I am this poor by surprise. By a spiral of circumstance. I love my life but I don't always feel I quite fit. I look quite posh, sound quite posh, work for a national newspaper and yet, I can't quite understand it, here I am. At a friend's book launch once a woman I didn't know shouted at me when I said I lived in a peabody flat. She said they weren't for an educated, presentable middle class person like me. I agreed with her in many ways and yet, I haven't found the way out.

In the end I have had to accept this is how it is. How it is for us now. I will keep working to change our circumstance. But I truly believe not living with a bullying alcoholic man is the battle I won for myself and if I keep going the rest will be ok.

The privilege of my poverty is that it is not the life I expect, not the life of my friends and family, that I see many other lives, many other things. Perhaps this is the difference between our family being here and the others around us. When the mums at school had to pick the children up over the bridge at Vauxhall station after they had been to a play, many parents looked around in wonder and one mum, young, white, glam, who shouts and shouts at her three small children, said she hadn't been there for years. I am not mocking, I know I am lucky.
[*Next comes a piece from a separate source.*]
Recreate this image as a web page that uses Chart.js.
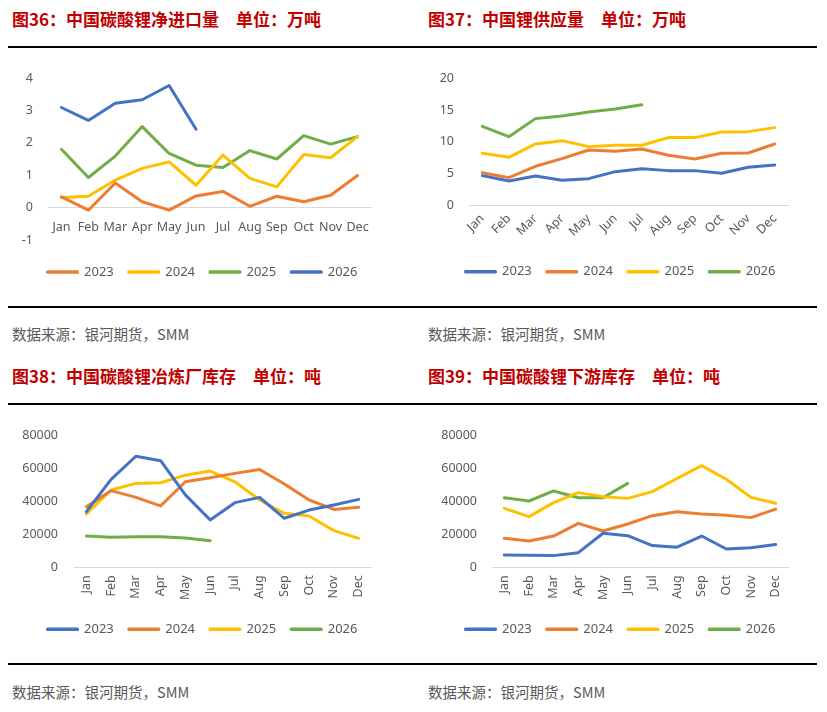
<!DOCTYPE html>
<html><head><meta charset="utf-8">
<script src="https://cdn.jsdelivr.net/npm/chart.js@4"></script>
<style>
html,body{margin:0;padding:0;background:#fff;}
#page{position:relative;width:827px;height:712px;overflow:hidden;background:#fff;}
.title{position:absolute;font-family:"Noto Sans CJK SC";font-weight:bold;font-size:17px;color:#C00000;white-space:pre;line-height:20px;}
.src{position:absolute;font-family:"Noto Sans CJK SC";font-size:14.5px;color:#595959;white-space:pre;line-height:18px;}
.rule{position:absolute;left:8px;width:809px;height:2px;background:#000;}
.box{position:absolute;}
</style></head>
<body><div id="page">
<div class="title" style="left:12px;top:9px">图36：中国碳酸锂净进口量　单位：万吨</div>
<div class="title" style="left:428px;top:9px">图37：中国锂供应量　单位：万吨</div>
<div class="rule" style="top:45.7px"></div>
<div class="box" id="b1"><canvas id="c1"></canvas></div>
<div class="box" id="b2"><canvas id="c2"></canvas></div>
<div class="rule" style="top:305.5px"></div>
<div class="src" style="left:12px;top:325px">数据来源：银河期货，SMM</div>
<div class="src" style="left:428px;top:325px">数据来源：银河期货，SMM</div>
<div class="title" style="left:12px;top:366px">图38：中国碳酸锂冶炼厂库存　单位：吨</div>
<div class="title" style="left:428px;top:366px">图39：中国碳酸锂下游库存　单位：吨</div>
<div class="rule" style="top:403px"></div>
<div class="box" id="b3"><canvas id="c3"></canvas></div>
<div class="box" id="b4"><canvas id="c4"></canvas></div>
<div class="rule" style="top:663.3px"></div>
<div class="src" style="left:12px;top:683px">数据来源：银河期货，SMM</div>
<div class="src" style="left:428px;top:683px">数据来源：银河期货，SMM</div>
</div>
<script>
// ---------- data ----------
const months = ['Jan','Feb','Mar','Apr','May','Jun','Jul','Aug','Sep','Oct','Nov','Dec'];
const seriesNames = ['2023','2024','2025','2026'];

// 图36 净进口量 (万吨)
const imp2023 = [0.33,-0.08,0.76,0.18,-0.08,0.36,0.50,0.04,0.35,0.18,0.38,0.99];
const imp2024 = [0.31,0.35,0.85,1.21,1.41,0.69,1.62,0.90,0.64,1.64,1.54,2.19];
const imp2025 = [1.80,0.93,1.59,2.50,1.67,1.31,1.24,1.76,1.50,2.22,1.96,2.19];
const imp2026 = [3.09,2.69,3.22,3.33,3.77,2.42];
const impTicks = [-1,0,1,2,3,4];

// 图37 锂供应量 (万吨)
const sup2023 = [4.67,3.83,4.62,3.94,4.20,5.30,5.77,5.46,5.46,5.04,5.98,6.35];
const sup2024 = [5.14,4.36,6.14,7.35,8.71,8.50,8.87,7.87,7.30,8.19,8.24,9.66];
const sup2025 = [8.19,7.56,9.66,10.18,9.24,9.45,9.45,10.66,10.66,11.55,11.60,12.23];
const sup2026 = [12.44,10.81,13.65,14.07,14.70,15.17,15.85];
const supTicks = [0,5,10,15,20];

// 图38 冶炼厂库存 (吨)
const sm2023 = [33800,53500,67500,64800,44000,28800,39300,42500,29800,34800,37900,41300];
const sm2024 = [36800,46600,42500,37300,52000,54500,57100,59500,50600,40900,35200,36500];
const sm2025 = [32400,47000,51000,51400,56000,58500,52000,40900,32800,31200,22300,17600];
const sm2026 = [19000,18200,18600,18600,17800,16200];
const smTicks = [0,20000,40000,60000,80000];

// 图39 下游库存 (吨)
const ds2023 = [7500,7300,7100,8900,20700,19200,13200,12200,19000,11100,11900,13800];
const ds2024 = [17600,16000,19000,26700,22100,26300,31400,33800,32400,31600,30200,35400];
const ds2025 = [35800,30800,39300,45400,42900,41900,46000,54000,61800,53500,42500,38900];
const ds2026 = [42300,40300,46400,42300,42300,51000];
const dsTicks = [0,20000,40000,60000,80000];

// ---------- style ----------
const BLUE='#4472C4', ORANGE='#ED7D31', GOLD='#FFC000', GREEN='#70AD47';
const TICK_COLOR='#595959';
const FONT='"Noto Sans", "Noto Sans CJK SC", sans-serif';

const legendFix = {
  id: 'legendFix',
  afterInit(chart, args, opts) {
    const lg = chart.legend;
    if (!lg) return;
    const fit = lg.fit;
    lg.fit = function(){ this.maxWidth = 2000; fit.call(this); this.height = opts.height; };
  },
  afterLayout(chart, args, opts) {
    const lg = chart.legend;
    if (!lg) return;
    lg.top = opts.top; lg.bottom = opts.top + lg.height;
    lg.left = opts.cx - 200; lg.right = opts.cx + 200; lg.width = 400;
  }
};

function ds(label, data, color){
  return {label, data, borderColor: color, backgroundColor: color, borderWidth: 3,
    pointRadius: 0, pointHoverRadius: 0, tension: 0, fill: false,
    borderCapStyle: 'round', borderJoinStyle: 'round'};
}

function make(id, boxId, g, datasets, ticks, rot, xPos){
  const box = document.getElementById(boxId);
  box.style.left = g.cl + 'px'; box.style.top = g.ct + 'px';
  box.style.width = g.W + 'px'; box.style.height = g.H + 'px';
  const c = document.getElementById(id);
  c.width = g.W; c.height = g.H; c.style.width = g.W + 'px'; c.style.height = g.H + 'px';
  const pt = g.plotTop - g.ct;
  const pr = g.cl + g.W - g.plotR;
  const pb = g.H - g.legH - g.xH - (g.plotBottom - g.ct);
  const yw = g.plotL - g.cl;
  const legTop = g.legCY - g.ct - 15 - 6.5;
  new Chart(c, {
    type: 'line',
    data: {labels: months, datasets},
    plugins: [legendFix],
    options: {
      responsive: false, maintainAspectRatio: false, animation: false,
      layout: {padding: {left: 0, right: pr, top: pt, bottom: pb}},
      scales: {
        x: {
          type: 'category', offset: true, position: xPos,
          grid: {display: false, drawTicks: false},
          border: {display: true, color: '#D9D9D9', width: 1},
          ticks: {color: TICK_COLOR, font: {family: FONT, size: 12.5}, autoSkip: false,
                  padding: g.xPad, minRotation: rot, maxRotation: rot},
          afterFit: (s) => { s.height = g.xH; }
        },
        y: {
          min: ticks[0], max: ticks[ticks.length-1],
          afterBuildTicks: (s) => { s.ticks = ticks.map(v => ({value: v})); },
          grid: {display: false, drawTicks: false},
          border: {display: false},
          ticks: {color: TICK_COLOR, font: {family: FONT, size: 12.5}, padding: g.yPad,
                  callback: (v) => String(v)},
          afterFit: (s) => { s.width = yw; }
        }
      },
      plugins: {
        legend: {
          position: 'bottom',
          labels: {boxWidth: 30, boxHeight: 0.5, padding: 15, color: TICK_COLOR,
                   font: {family: FONT, size: 13}}
        },
        legendFix: {height: g.legH, top: legTop, cx: g.legCX - g.cl},
        tooltip: {enabled: false}
      }
    }
  });
}

const g1 = {cl:0, ct:50, W:410, H:240, plotL:48, plotR:371, plotTop:78, plotBottom:240, legCX:202.5, legCY:272, legH:40, xH:0, xPad:12, yPad:15};
const g2 = {cl:415, ct:50, W:412, H:240, plotL:469, plotR:788, plotTop:78.3, plotBottom:205.3, legCX:620.5, legCY:271.7, legH:40, xH:40, xPad:6, yPad:15};
const g3 = {cl:0, ct:410, W:410, H:240, plotL:74, plotR:371, plotTop:435.7, plotBottom:567.3, legCX:202.5, legCY:629.3, legH:40, xH:40, xPad:8, yPad:16};
const g4 = {cl:415, ct:410, W:412, H:240, plotL:492, plotR:788, plotTop:435.7, plotBottom:567.3, legCX:620.5, legCY:629.3, legH:40, xH:40, xPad:8, yPad:15};

make('c1','b1',g1,[
  ds(seriesNames[0], imp2023, ORANGE),
  ds(seriesNames[1], imp2024, GOLD),
  ds(seriesNames[2], imp2025, GREEN),
  ds(seriesNames[3], imp2026, BLUE)
], impTicks, 0, {y: 0});

make('c2','b2',g2,[
  ds(seriesNames[0], sup2023, BLUE),
  ds(seriesNames[1], sup2024, ORANGE),
  ds(seriesNames[2], sup2025, GOLD),
  ds(seriesNames[3], sup2026, GREEN)
], supTicks, 45, 'bottom');

make('c3','b3',g3,[
  ds(seriesNames[0], sm2023, BLUE),
  ds(seriesNames[1], sm2024, ORANGE),
  ds(seriesNames[2], sm2025, GOLD),
  ds(seriesNames[3], sm2026, GREEN)
], smTicks, 90, 'bottom');

make('c4','b4',g4,[
  ds(seriesNames[0], ds2023, BLUE),
  ds(seriesNames[1], ds2024, ORANGE),
  ds(seriesNames[2], ds2025, GOLD),
  ds(seriesNames[3], ds2026, GREEN)
], dsTicks, 90, 'bottom');
</script>
</body></html>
So here, this beautiful island. It is a place of pilgrimage. A place where thousands of saints are meant to be buried. A legend that it is Merlins/Arthurs final resting place. A place of peace. The children run through fields of buttercups, picking up caterpillars and noticing birds. Seals like periscopes, watching us. The eldest two boys make a friend with a boy that lives on the island. The same age, he tells them his best friend is a cockerel. The house we are staying in is next to the chapel. I tell the friends we are with that I need to go in. I tell them about this project. But I bake cakes and beachcomb and paint my toe nails and wash up, wash up, wash up with a view of the sea and the sheep and the ruins of a thirteenth century abbey and celtic crosses. And funnily enough I become almost accustomed to the wonder of the view. I walk up the hill with the children, then walk it on my own. Sitting to think in the sunshine, in the beauty. Then reluctantly, before I am ready, I have to go into the small simple chapel to shout and stop the children playing, my son having stolen matches from the church.